Roberts described a Hartford policy that appears to be fluid and fall between the two. City police do not look for illegal immigrants, but in certain circumstances will inquire about immigration status.

"We normally don't, but it doesn't mean we can't," Roberts said.

George Sullivan, assistant field director for the ICE office of detention and removal in the state, said ICE's priorities are identifying incarcerated criminals who are illegal immigrants; finding immigrants with a standing deportation order; and, increasingly, working with other law enforcement agencies on investigations that have an immigration angle.

"This is one case where they asked us to help and we helped," he said.

ICE does not go out randomly looking for people who may be illegal immigrants because there are too many for the system to handle, he said.

"We're not out to just arrest undocumented who are otherwise hard-working, law-abiding," Sullivan said.

Both Roberts and Sullivan acknowledged immigration is a volatile issue and potential changes in the law, such as amnesty, could change the landscape, but added that they were obliged to enforce the current law.

Sullivan said ICE at times does not detain a suspected illegal immigrant, such as when detaining two parents would deprive a child of care.

The first joint operation in the attempted murder case occurred shortly after the shooting and they have continued sporadically since then as police obtain new information on possible addresses to check.

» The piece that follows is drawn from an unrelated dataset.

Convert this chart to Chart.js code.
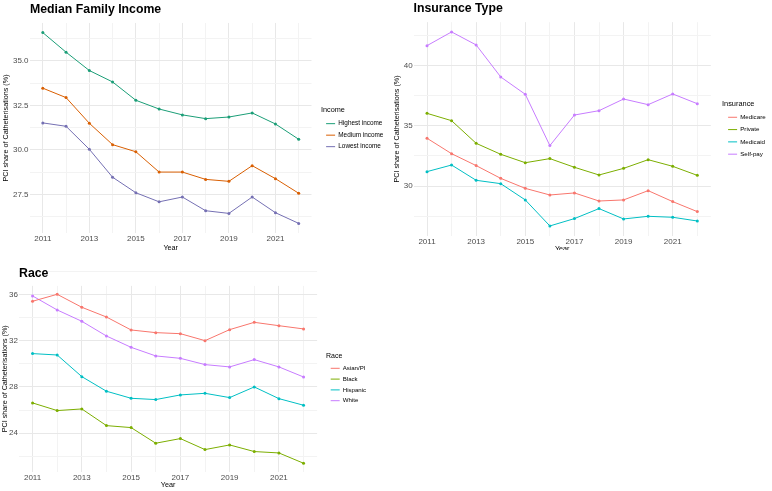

Although Roberts said he believed Coutinho was still in the area, sources in the community say rumors have him variously in New York, Florida or Brazil.

Several sources also said they believe Coutinho was a legal resident of the U.S., but Roberts said he was uncertain of his status.

"Unfortunately, he's victimized an entire community," Roberts said.

Jason McGahan, of the Trinity College-based group Stop the Raids, said the investigation was creating terror and those arrested were unjustly considered "collateral damage."

Luis Cotto, who was elected Tuesday to his first term on the city council, said if Hartford had an ordinance similar to New Haven's it would "go a long way toward relieving the fear."

Several people in the audience said Brazilians would help find the suspect if they had information, but are now fearful of contacting the police.

Ambassador Jose Alfredo Graca Lima, Brazil's general consul in New York City, came to Hartford for the meeting and encouraged Brazilians to report crimes to police.

"Hopefully," he said, "this will not go on forever."